THE EXERCISE:
Return each line containing "with".

STORED RECORDS:
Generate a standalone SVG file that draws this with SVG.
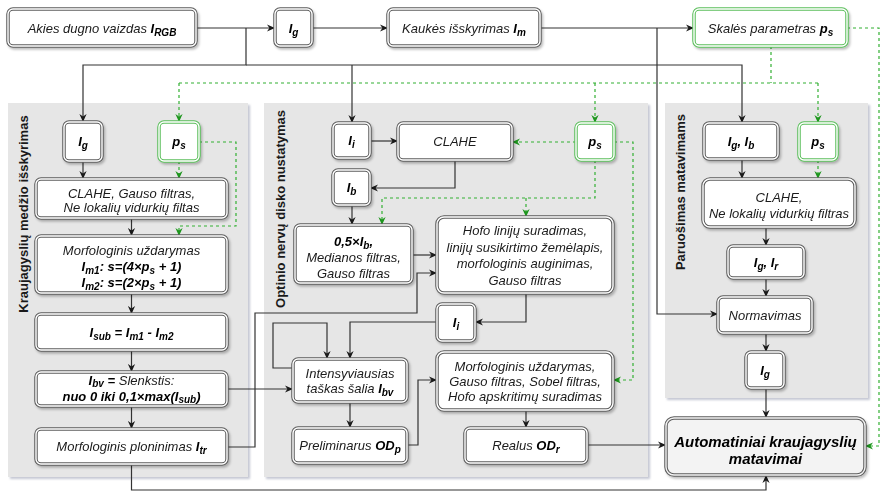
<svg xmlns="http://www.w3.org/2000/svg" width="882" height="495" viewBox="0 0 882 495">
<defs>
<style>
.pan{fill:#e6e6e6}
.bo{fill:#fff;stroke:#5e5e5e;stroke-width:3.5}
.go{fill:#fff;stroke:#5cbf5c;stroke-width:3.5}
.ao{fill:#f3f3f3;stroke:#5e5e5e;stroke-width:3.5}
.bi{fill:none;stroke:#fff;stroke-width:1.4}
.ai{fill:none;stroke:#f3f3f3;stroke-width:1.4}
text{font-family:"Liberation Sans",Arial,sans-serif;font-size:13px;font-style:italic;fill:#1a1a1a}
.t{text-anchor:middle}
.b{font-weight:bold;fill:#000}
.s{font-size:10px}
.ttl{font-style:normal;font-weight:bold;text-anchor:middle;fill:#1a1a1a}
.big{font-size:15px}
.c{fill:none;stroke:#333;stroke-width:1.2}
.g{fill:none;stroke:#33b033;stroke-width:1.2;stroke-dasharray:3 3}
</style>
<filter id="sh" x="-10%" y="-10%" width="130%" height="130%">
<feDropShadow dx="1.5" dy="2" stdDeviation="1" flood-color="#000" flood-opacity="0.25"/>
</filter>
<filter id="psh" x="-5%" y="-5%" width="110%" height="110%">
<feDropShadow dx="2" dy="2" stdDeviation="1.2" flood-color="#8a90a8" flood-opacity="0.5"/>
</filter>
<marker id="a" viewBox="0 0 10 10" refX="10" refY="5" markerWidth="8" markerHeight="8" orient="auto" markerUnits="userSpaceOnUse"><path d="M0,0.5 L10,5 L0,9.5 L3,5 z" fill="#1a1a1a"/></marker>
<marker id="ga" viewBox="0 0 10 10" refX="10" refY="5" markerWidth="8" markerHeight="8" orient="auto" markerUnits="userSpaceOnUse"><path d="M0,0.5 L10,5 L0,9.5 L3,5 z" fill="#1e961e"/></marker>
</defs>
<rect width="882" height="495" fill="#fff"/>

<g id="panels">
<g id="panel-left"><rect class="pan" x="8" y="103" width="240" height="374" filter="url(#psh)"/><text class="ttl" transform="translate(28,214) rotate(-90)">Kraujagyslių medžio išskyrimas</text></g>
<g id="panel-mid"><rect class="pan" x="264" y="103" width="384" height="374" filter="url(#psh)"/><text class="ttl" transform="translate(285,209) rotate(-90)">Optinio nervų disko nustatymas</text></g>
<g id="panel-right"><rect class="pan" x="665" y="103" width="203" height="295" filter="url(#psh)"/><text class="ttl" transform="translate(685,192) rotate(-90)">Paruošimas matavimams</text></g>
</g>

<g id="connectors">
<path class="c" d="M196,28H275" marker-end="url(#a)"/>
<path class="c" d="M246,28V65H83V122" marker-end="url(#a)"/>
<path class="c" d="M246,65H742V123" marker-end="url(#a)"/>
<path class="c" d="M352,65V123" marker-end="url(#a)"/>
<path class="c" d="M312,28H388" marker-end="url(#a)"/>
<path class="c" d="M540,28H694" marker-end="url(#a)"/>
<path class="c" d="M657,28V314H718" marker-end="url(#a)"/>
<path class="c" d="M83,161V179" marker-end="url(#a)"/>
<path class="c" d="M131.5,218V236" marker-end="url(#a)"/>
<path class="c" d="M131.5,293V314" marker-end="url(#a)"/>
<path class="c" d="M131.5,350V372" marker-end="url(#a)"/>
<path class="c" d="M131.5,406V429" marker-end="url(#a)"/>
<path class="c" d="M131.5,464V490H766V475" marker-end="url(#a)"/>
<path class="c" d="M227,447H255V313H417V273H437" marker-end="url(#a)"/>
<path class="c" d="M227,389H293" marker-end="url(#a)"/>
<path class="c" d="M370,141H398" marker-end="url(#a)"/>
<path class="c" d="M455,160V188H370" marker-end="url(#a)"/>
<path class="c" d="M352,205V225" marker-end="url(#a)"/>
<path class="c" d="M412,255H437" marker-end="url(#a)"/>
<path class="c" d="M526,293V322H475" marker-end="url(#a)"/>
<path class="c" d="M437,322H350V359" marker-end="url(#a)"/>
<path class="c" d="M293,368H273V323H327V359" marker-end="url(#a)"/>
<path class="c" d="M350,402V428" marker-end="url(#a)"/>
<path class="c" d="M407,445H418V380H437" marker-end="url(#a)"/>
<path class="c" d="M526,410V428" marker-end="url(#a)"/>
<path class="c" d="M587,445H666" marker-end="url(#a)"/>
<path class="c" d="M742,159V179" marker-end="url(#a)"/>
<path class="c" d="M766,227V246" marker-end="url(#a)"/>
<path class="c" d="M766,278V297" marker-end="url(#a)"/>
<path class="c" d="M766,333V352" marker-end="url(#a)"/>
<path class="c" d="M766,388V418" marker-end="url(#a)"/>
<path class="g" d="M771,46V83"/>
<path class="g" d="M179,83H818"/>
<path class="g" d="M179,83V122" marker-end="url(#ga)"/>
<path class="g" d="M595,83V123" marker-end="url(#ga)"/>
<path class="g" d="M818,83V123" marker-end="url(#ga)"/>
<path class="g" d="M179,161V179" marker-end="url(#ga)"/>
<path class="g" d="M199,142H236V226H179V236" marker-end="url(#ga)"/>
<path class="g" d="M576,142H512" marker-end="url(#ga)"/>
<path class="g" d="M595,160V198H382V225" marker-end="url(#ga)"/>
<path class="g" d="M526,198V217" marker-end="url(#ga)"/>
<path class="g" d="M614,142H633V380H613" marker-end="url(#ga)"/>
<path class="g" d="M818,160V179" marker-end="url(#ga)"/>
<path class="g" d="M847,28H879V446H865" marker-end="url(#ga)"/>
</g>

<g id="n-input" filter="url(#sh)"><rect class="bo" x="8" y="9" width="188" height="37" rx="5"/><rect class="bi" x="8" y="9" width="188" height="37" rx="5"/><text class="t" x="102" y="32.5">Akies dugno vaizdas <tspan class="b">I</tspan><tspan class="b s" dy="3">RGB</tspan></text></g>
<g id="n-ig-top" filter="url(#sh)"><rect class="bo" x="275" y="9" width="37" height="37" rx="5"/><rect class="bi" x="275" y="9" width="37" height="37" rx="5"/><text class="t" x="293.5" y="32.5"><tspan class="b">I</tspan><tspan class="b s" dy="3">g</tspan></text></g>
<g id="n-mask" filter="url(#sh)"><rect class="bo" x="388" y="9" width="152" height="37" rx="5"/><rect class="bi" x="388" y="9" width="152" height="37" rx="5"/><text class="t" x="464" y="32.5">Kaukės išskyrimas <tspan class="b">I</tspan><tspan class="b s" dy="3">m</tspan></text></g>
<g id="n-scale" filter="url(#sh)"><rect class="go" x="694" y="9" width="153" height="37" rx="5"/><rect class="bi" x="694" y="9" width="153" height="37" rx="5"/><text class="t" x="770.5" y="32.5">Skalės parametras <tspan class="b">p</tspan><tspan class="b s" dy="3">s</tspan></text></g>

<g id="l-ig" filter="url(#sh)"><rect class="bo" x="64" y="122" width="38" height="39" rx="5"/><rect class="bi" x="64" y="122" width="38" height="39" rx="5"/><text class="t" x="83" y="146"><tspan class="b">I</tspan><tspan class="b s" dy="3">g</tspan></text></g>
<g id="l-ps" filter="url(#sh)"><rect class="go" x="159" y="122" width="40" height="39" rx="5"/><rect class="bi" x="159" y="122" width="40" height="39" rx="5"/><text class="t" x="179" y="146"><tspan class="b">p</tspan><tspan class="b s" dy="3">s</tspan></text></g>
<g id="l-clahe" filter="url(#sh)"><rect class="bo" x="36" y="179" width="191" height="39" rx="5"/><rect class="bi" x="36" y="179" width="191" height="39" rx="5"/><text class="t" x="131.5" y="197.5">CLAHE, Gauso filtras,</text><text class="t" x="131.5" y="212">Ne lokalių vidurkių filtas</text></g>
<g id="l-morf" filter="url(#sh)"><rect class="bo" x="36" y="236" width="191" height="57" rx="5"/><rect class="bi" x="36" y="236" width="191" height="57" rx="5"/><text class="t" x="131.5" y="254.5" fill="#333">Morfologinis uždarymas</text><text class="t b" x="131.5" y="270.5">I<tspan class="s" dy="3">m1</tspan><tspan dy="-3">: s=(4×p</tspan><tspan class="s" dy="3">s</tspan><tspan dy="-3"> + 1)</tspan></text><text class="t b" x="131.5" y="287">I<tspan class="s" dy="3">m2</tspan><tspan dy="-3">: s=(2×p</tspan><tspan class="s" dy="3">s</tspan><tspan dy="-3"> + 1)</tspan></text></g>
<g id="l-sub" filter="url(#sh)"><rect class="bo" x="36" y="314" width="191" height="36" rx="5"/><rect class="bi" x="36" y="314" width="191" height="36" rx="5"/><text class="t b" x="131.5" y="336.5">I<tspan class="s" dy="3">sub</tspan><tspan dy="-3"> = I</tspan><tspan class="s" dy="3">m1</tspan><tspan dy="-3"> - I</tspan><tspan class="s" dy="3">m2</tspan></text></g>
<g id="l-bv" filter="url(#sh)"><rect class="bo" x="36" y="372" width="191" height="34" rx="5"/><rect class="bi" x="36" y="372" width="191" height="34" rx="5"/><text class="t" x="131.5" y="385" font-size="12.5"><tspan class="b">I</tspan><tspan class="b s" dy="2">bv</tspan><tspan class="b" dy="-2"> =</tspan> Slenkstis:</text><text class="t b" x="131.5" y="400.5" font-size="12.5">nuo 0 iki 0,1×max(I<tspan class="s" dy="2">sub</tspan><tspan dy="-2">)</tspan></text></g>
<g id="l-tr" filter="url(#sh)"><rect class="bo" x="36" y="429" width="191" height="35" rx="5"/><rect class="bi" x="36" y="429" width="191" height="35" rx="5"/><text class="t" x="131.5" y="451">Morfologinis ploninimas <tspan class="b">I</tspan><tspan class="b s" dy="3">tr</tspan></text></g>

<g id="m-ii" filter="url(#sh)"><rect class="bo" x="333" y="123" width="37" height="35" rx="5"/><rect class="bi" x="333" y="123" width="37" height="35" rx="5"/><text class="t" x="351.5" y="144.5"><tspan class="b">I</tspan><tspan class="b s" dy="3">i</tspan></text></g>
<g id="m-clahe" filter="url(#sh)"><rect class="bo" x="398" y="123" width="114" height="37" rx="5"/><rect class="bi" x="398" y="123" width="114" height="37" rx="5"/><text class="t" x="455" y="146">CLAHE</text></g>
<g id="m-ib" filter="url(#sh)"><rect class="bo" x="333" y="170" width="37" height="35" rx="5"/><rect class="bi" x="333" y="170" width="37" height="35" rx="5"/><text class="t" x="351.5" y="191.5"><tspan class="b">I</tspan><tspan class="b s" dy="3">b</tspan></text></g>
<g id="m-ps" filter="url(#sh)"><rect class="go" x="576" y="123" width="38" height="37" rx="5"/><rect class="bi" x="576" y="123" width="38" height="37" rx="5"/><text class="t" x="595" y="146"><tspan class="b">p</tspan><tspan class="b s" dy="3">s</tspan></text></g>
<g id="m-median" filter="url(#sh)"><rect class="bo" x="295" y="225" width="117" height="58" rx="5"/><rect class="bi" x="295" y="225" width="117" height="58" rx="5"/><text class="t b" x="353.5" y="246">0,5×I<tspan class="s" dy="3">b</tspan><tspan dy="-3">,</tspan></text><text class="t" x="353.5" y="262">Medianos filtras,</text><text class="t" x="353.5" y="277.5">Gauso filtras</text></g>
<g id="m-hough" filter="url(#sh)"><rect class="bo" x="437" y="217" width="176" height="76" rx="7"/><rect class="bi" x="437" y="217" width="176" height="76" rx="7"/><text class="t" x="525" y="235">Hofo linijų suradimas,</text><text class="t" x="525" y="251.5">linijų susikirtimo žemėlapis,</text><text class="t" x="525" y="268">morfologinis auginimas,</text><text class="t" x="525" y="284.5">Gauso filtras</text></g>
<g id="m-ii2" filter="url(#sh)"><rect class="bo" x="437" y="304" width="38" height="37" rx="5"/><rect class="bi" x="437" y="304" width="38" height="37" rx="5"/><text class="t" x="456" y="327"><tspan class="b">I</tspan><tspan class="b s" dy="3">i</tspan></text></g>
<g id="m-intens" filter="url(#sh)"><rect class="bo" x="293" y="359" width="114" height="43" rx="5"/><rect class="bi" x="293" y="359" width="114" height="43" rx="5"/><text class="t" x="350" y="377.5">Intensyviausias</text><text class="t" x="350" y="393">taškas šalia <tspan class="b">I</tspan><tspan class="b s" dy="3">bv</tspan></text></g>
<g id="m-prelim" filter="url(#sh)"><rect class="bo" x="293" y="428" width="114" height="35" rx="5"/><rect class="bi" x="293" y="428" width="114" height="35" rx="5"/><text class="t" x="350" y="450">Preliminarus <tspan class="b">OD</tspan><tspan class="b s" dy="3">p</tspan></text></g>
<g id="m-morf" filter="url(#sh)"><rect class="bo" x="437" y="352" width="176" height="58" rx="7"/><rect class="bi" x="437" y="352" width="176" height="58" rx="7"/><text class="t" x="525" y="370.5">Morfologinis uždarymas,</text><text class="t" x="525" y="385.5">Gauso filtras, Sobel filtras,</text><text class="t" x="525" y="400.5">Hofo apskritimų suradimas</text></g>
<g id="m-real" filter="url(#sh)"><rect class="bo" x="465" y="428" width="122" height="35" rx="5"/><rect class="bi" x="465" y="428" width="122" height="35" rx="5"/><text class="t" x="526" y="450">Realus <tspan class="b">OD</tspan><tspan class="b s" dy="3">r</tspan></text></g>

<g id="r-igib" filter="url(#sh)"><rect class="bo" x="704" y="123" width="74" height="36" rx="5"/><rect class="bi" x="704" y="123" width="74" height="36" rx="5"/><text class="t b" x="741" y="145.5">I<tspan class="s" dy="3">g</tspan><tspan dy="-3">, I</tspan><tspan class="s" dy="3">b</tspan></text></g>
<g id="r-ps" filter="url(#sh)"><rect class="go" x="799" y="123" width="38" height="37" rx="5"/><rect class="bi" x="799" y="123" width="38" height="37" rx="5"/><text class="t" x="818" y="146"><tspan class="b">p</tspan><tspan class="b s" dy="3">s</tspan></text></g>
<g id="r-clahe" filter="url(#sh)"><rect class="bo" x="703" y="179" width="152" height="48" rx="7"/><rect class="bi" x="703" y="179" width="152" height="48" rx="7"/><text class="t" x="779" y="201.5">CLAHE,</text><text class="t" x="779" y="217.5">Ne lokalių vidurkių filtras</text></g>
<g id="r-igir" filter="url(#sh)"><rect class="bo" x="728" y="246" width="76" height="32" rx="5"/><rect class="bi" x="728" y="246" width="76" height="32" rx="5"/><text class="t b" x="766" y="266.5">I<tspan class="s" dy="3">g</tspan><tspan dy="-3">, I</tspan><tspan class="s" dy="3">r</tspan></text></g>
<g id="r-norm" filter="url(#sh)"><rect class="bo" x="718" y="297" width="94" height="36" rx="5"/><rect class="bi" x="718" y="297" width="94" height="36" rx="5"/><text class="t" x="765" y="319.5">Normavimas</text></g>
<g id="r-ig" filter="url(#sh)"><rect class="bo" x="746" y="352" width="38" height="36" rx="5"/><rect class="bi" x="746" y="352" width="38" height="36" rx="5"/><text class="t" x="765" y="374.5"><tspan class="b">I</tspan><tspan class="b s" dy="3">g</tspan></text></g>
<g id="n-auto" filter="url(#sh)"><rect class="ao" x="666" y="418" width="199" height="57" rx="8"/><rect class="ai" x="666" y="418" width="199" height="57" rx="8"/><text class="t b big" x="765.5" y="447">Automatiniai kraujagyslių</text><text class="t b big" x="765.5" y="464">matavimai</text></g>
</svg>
==
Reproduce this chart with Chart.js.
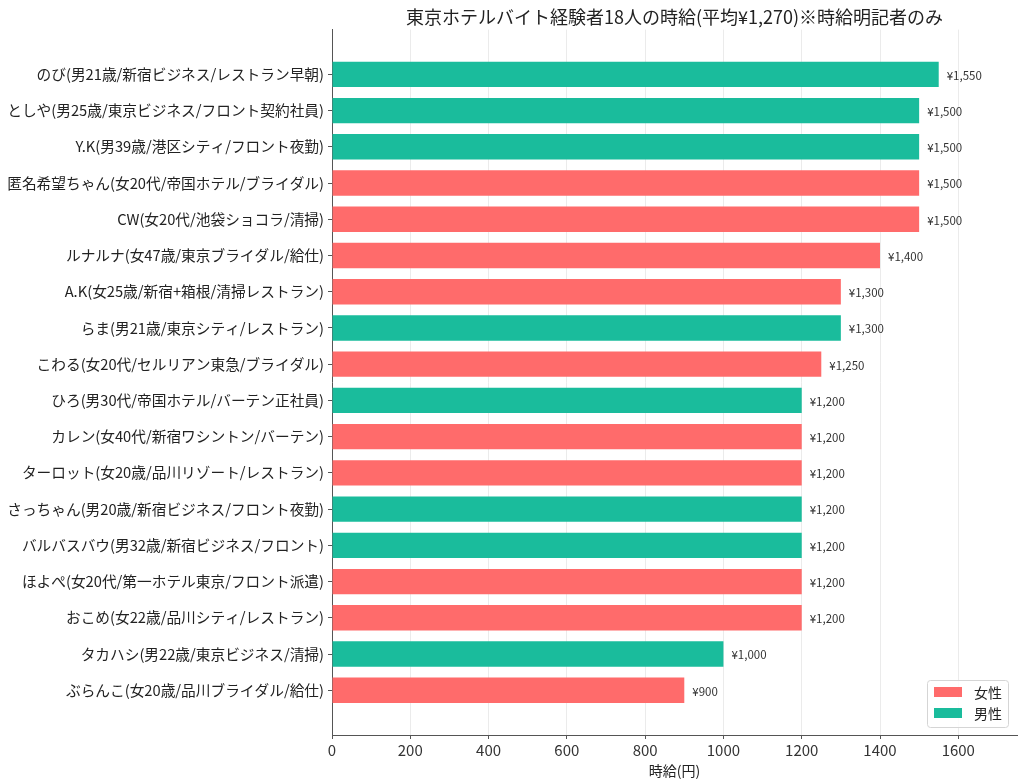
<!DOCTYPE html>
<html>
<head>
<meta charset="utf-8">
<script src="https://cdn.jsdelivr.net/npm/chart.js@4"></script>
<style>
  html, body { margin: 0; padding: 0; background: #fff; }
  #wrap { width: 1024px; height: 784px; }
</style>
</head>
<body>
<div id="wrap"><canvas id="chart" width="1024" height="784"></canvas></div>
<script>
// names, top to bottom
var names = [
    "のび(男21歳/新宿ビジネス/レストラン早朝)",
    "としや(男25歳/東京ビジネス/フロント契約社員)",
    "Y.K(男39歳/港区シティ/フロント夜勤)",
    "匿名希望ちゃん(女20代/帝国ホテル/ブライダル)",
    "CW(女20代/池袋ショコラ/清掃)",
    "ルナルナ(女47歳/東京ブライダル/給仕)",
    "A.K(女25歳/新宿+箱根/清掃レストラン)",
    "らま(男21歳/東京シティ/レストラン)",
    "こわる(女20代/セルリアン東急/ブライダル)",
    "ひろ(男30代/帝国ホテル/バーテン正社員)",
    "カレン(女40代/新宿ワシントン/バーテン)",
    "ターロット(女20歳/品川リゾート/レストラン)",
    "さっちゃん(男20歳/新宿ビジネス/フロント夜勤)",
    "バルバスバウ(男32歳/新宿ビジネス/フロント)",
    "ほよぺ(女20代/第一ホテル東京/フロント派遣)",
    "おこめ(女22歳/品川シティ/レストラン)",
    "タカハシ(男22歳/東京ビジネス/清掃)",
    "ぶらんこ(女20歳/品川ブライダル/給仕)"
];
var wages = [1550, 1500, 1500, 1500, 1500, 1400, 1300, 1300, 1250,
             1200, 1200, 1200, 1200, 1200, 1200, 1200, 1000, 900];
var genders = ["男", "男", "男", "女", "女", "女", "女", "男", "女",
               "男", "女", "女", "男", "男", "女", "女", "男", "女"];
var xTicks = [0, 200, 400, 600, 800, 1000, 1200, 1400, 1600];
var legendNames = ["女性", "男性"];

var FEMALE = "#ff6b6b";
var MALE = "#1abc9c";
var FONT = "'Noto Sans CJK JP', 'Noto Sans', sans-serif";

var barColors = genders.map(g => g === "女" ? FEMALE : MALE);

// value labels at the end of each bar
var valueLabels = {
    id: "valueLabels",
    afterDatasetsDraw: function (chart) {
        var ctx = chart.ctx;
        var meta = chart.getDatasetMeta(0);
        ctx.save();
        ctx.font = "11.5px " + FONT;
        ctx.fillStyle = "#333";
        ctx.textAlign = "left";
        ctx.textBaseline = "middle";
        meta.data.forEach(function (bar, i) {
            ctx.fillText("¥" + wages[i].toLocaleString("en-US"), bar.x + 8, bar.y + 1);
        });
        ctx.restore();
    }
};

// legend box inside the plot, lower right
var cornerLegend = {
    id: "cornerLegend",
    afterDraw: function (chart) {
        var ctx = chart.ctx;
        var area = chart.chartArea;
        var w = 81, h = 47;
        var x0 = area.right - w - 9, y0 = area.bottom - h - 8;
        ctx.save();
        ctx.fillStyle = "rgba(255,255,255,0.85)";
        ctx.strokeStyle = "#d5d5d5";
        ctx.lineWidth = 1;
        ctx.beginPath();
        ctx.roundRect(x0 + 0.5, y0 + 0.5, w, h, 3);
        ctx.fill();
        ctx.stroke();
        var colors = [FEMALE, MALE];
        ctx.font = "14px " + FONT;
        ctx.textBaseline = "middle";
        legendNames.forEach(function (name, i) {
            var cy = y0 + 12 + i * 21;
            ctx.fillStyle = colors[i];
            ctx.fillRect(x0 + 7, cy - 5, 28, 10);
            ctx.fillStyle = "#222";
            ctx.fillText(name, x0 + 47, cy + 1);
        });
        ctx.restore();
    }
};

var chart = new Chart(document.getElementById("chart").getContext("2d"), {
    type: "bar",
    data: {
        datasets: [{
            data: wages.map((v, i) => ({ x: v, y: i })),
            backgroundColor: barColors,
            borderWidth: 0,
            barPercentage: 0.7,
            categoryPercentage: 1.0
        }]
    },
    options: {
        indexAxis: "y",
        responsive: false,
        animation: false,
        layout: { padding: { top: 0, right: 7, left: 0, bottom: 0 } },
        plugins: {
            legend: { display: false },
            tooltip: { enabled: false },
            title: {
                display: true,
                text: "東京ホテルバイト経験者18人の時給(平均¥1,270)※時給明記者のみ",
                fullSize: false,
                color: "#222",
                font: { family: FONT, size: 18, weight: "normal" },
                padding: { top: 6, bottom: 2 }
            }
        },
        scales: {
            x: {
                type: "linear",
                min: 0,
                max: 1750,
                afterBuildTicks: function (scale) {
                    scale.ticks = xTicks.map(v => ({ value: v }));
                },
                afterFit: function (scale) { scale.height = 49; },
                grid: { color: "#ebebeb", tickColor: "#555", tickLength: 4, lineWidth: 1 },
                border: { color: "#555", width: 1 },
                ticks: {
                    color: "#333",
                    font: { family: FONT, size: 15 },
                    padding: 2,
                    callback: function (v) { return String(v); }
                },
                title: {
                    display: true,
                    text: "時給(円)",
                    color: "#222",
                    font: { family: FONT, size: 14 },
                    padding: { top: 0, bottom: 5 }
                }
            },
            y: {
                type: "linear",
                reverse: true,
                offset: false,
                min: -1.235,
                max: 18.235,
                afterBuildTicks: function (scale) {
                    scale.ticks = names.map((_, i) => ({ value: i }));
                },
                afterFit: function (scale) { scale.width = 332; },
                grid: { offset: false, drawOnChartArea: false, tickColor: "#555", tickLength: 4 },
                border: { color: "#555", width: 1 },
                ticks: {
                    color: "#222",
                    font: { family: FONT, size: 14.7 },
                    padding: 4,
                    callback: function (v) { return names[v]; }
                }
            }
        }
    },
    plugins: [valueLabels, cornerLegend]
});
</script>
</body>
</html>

EXERCISE RESPONSE:
Generate a standalone SVG file that draws this with SVG.
Reproduce this chart with Chart.js.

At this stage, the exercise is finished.